[start]

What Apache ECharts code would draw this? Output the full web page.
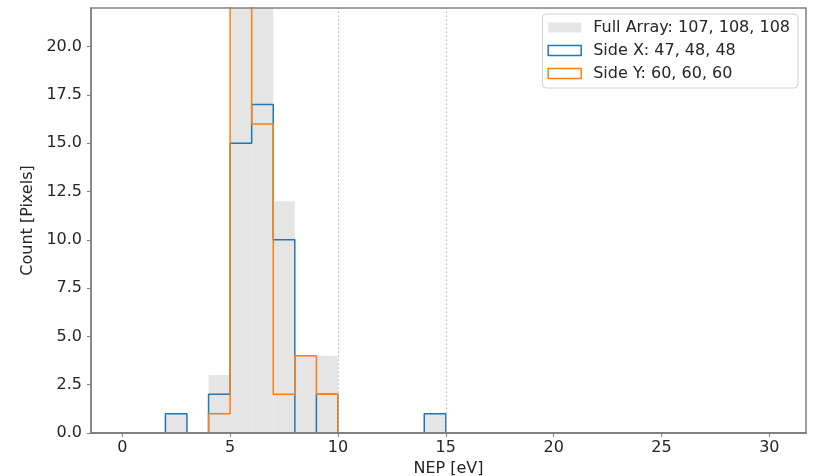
<!DOCTYPE html>
<html>
<head>
<meta charset="utf-8">
<script src="https://cdn.jsdelivr.net/npm/echarts@6/dist/echarts.min.js"></script>
<style>html,body{margin:0;padding:0;background:#fff}#c{width:820px;height:476px}</style>
</head>
<body>
<div id="c"></div>
<script>
// Histogram bin edges (width 1 eV), 0..30
const binEdges = [0,1,2,3,4,5,6,7,8,9,10,11,12,13,14,15,16,17,18,19,20,21,22,23,24,25,26,27,28,29,30];
// Counts per bin (bin i = [binEdges[i], binEdges[i+1]))
const fullArray = [0,0,1,0,3,50,33,12,4,4,0,0,0,0,1,0,0,0,0,0,0,0,0,0,0,0,0,0,0,0];
const sideX     = [0,0,1,0,2,15,17,10,0,2,0,0,0,0,1,0,0,0,0,0,0,0,0,0,0,0,0,0,0,0];
const sideY     = [0,0,0,0,1,35,16,2,4,2,0,0,0,0,0,0,0,0,0,0,0,0,0,0,0,0,0,0,0,0];
const seriesNames = ['Full Array: 107, 108, 108', 'Side X: 47, 48, 48', 'Side Y: 60, 60, 60'];
const refLines = [10, 15];
const xTicks = [0,5,10,15,20,25,30];
const yTicks = [0,2.5,5,7.5,10,12.5,15,17.5,20];

const FONT = 'DejaVu Sans';
const AX = '#808080';
const TXT = '#262626';

const barData = fullArray.map((c, i) => [binEdges[i], binEdges[i + 1], c]);
function stepPoints(counts) {
  const pts = [[binEdges[0], 0]];
  counts.forEach((c, i) => { pts.push([binEdges[i], c]); pts.push([binEdges[i + 1], c]); });
  pts.push([binEdges[binEdges.length - 1], 0]);
  return pts;
}

const chart = echarts.init(document.getElementById('c'), null, {renderer: 'canvas'});
chart.setOption({
  animation: false,
  backgroundColor: '#fff',
  textStyle: {fontFamily: FONT},
  grid: {left: 91, right: 14, top: 8, bottom: 43, containLabel: false, outerBoundsMode: 'none',
    show: true, borderColor: AX, borderWidth: 1.5, backgroundColor: 'transparent', z: 10},
  xAxis: {
    type: 'value', min: -1.45, max: 31.7, z: 10,
    name: 'NEP [eV]', nameLocation: 'middle', nameGap: 23,
    nameTextStyle: {fontFamily: FONT, fontSize: 16, color: TXT},
    axisLine: {show: true, onZero: false, lineStyle: {color: AX, width: 1.8}},
    axisTick: {show: true, length: 4, inside: false, customValues: xTicks, lineStyle: {color: AX}},
    axisLabel: {customValues: xTicks, fontFamily: FONT, fontSize: 16, color: TXT, margin: 7},
    splitLine: {show: false}
  },
  yAxis: {
    type: 'value', min: 0, max: 22, z: 10,
    name: 'Count [Pixels]', nameLocation: 'middle', nameGap: 48,
    nameTextStyle: {fontFamily: FONT, fontSize: 16, color: TXT},
    axisLine: {show: true, onZero: false, lineStyle: {color: AX, width: 1.5}},
    axisTick: {show: true, length: 4, customValues: yTicks, lineStyle: {color: AX}},
    axisLabel: {customValues: yTicks, fontFamily: FONT, fontSize: 16, color: TXT, margin: 9,
      formatter: v => Number(v).toFixed(1)},
    splitLine: {show: false}
  },
  legend: {
    orient: 'vertical', right: 22, top: 14, z: 20,
    backgroundColor: '#fff', borderColor: '#d0d0d0', borderWidth: 1, borderRadius: 4,
    padding: [4, 8, 5, 5],
    itemWidth: 33, itemHeight: 10, itemGap: 4,
    textStyle: {fontFamily: FONT, fontSize: 16, color: TXT, lineHeight: 19, padding: [0, 0, 0, 7]},
    data: [
      {name: seriesNames[0], icon: 'rect', itemStyle: {color: '#e5e5e5', borderWidth: 0}},
      {name: seriesNames[1], icon: 'rect', itemStyle: {color: '#fff', borderColor: '#1f77b4', borderWidth: 1.5}},
      {name: seriesNames[2], icon: 'rect', itemStyle: {color: '#fff', borderColor: '#ff7f0e', borderWidth: 1.5}}
    ]
  },
  series: [
    {
      name: seriesNames[0], type: 'custom', z: 1,
      itemStyle: {color: '#e5e5e5'},
      encode: {x: [0, 1], y: 2},
      data: barData,
      renderItem: function (params, api) {
        const p0 = api.coord([api.value(0), api.value(2)]);
        const p1 = api.coord([api.value(1), 0]);
        const rect = echarts.graphic.clipRectByRect(
          {x: p0[0], y: p0[1], width: p1[0] - p0[0], height: p1[1] - p0[1]},
          {x: params.coordSys.x, y: params.coordSys.y, width: params.coordSys.width, height: params.coordSys.height});
        return rect && {type: 'rect', shape: rect, style: {fill: '#e5e5e5'}};
      }
    },
    {
      name: seriesNames[1], type: 'line', z: 3, data: stepPoints(sideX),
      showSymbol: false, symbol: 'none', clip: true,
      color: '#1f77b4', lineStyle: {color: '#1f77b4', width: 1.5}
    },
    {
      name: seriesNames[2], type: 'line', z: 4, data: stepPoints(sideY),
      showSymbol: false, symbol: 'none', clip: true,
      color: '#ff7f0e', lineStyle: {color: '#ff7f0e', width: 1.5},
      markLine: {
        silent: true, symbol: 'none', label: {show: false},
        lineStyle: {color: '#b8b8b8', type: [1.5, 2.5], width: 1},
        data: refLines.map(v => ({xAxis: v}))
      }
    }
  ]
});
</script>
</body>
</html>
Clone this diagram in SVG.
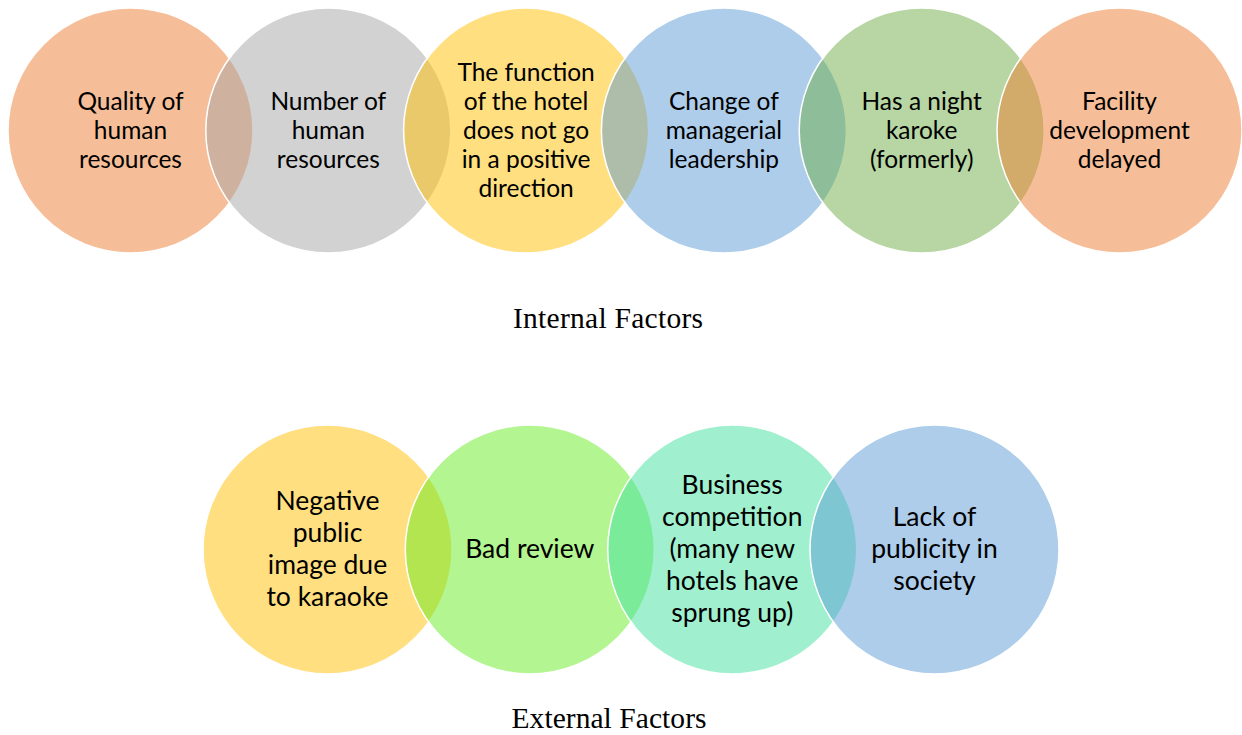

[end]

[TASK DESCRIPTION]:
Print each of the records above exactly as written, leaving no picture in the copy.

[REPLY]:
What Apache ECharts code would draw this? Output the full web page.
<!DOCTYPE html>
<html>
<head>
<meta charset="utf-8">
<script src="https://cdn.jsdelivr.net/npm/echarts@6/dist/echarts.min.js"></script>
<style>html,body{margin:0;padding:0;background:#fff}#c{width:820px;height:476px}</style>
</head>
<body>
<div id="c"></div>
<script>
// Histogram bin edges (width 1 eV), 0..30
const binEdges = [0,1,2,3,4,5,6,7,8,9,10,11,12,13,14,15,16,17,18,19,20,21,22,23,24,25,26,27,28,29,30];
// Counts per bin (bin i = [binEdges[i], binEdges[i+1]))
const fullArray = [0,0,1,0,3,50,33,12,4,4,0,0,0,0,1,0,0,0,0,0,0,0,0,0,0,0,0,0,0,0];
const sideX     = [0,0,1,0,2,15,17,10,0,2,0,0,0,0,1,0,0,0,0,0,0,0,0,0,0,0,0,0,0,0];
const sideY     = [0,0,0,0,1,35,16,2,4,2,0,0,0,0,0,0,0,0,0,0,0,0,0,0,0,0,0,0,0,0];
const seriesNames = ['Full Array: 107, 108, 108', 'Side X: 47, 48, 48', 'Side Y: 60, 60, 60'];
const refLines = [10, 15];
const xTicks = [0,5,10,15,20,25,30];
const yTicks = [0,2.5,5,7.5,10,12.5,15,17.5,20];

const FONT = 'DejaVu Sans';
const AX = '#808080';
const TXT = '#262626';

const barData = fullArray.map((c, i) => [binEdges[i], binEdges[i + 1], c]);
function stepPoints(counts) {
  const pts = [[binEdges[0], 0]];
  counts.forEach((c, i) => { pts.push([binEdges[i], c]); pts.push([binEdges[i + 1], c]); });
  pts.push([binEdges[binEdges.length - 1], 0]);
  return pts;
}

const chart = echarts.init(document.getElementById('c'), null, {renderer: 'canvas'});
chart.setOption({
  animation: false,
  backgroundColor: '#fff',
  textStyle: {fontFamily: FONT},
  grid: {left: 91, right: 14, top: 8, bottom: 43, containLabel: false, outerBoundsMode: 'none',
    show: true, borderColor: AX, borderWidth: 1.5, backgroundColor: 'transparent', z: 10},
  xAxis: {
    type: 'value', min: -1.45, max: 31.7, z: 10,
    name: 'NEP [eV]', nameLocation: 'middle', nameGap: 23,
    nameTextStyle: {fontFamily: FONT, fontSize: 16, color: TXT},
    axisLine: {show: true, onZero: false, lineStyle: {color: AX, width: 1.8}},
    axisTick: {show: true, length: 4, inside: false, customValues: xTicks, lineStyle: {color: AX}},
    axisLabel: {customValues: xTicks, fontFamily: FONT, fontSize: 16, color: TXT, margin: 7},
    splitLine: {show: false}
  },
  yAxis: {
    type: 'value', min: 0, max: 22, z: 10,
    name: 'Count [Pixels]', nameLocation: 'middle', nameGap: 48,
    nameTextStyle: {fontFamily: FONT, fontSize: 16, color: TXT},
    axisLine: {show: true, onZero: false, lineStyle: {color: AX, width: 1.5}},
    axisTick: {show: true, length: 4, customValues: yTicks, lineStyle: {color: AX}},
    axisLabel: {customValues: yTicks, fontFamily: FONT, fontSize: 16, color: TXT, margin: 9,
      formatter: v => Number(v).toFixed(1)},
    splitLine: {show: false}
  },
  legend: {
    orient: 'vertical', right: 22, top: 14, z: 20,
    backgroundColor: '#fff', borderColor: '#d0d0d0', borderWidth: 1, borderRadius: 4,
    padding: [4, 8, 5, 5],
    itemWidth: 33, itemHeight: 10, itemGap: 4,
    textStyle: {fontFamily: FONT, fontSize: 16, color: TXT, lineHeight: 19, padding: [0, 0, 0, 7]},
    data: [
      {name: seriesNames[0], icon: 'rect', itemStyle: {color: '#e5e5e5', borderWidth: 0}},
      {name: seriesNames[1], icon: 'rect', itemStyle: {color: '#fff', borderColor: '#1f77b4', borderWidth: 1.5}},
      {name: seriesNames[2], icon: 'rect', itemStyle: {color: '#fff', borderColor: '#ff7f0e', borderWidth: 1.5}}
    ]
  },
  series: [
    {
      name: seriesNames[0], type: 'custom', z: 1,
      itemStyle: {color: '#e5e5e5'},
      encode: {x: [0, 1], y: 2},
      data: barData,
      renderItem: function (params, api) {
        const p0 = api.coord([api.value(0), api.value(2)]);
        const p1 = api.coord([api.value(1), 0]);
        const rect = echarts.graphic.clipRectByRect(
          {x: p0[0], y: p0[1], width: p1[0] - p0[0], height: p1[1] - p0[1]},
          {x: params.coordSys.x, y: params.coordSys.y, width: params.coordSys.width, height: params.coordSys.height});
        return rect && {type: 'rect', shape: rect, style: {fill: '#e5e5e5'}};
      }
    },
    {
      name: seriesNames[1], type: 'line', z: 3, data: stepPoints(sideX),
      showSymbol: false, symbol: 'none', clip: true,
      color: '#1f77b4', lineStyle: {color: '#1f77b4', width: 1.5}
    },
    {
      name: seriesNames[2], type: 'line', z: 4, data: stepPoints(sideY),
      showSymbol: false, symbol: 'none', clip: true,
      color: '#ff7f0e', lineStyle: {color: '#ff7f0e', width: 1.5},
      markLine: {
        silent: true, symbol: 'none', label: {show: false},
        lineStyle: {color: '#b8b8b8', type: [1.5, 2.5], width: 1},
        data: refLines.map(v => ({xAxis: v}))
      }
    }
  ]
});
</script>
</body>
</html>
Clone this diagram in SVG.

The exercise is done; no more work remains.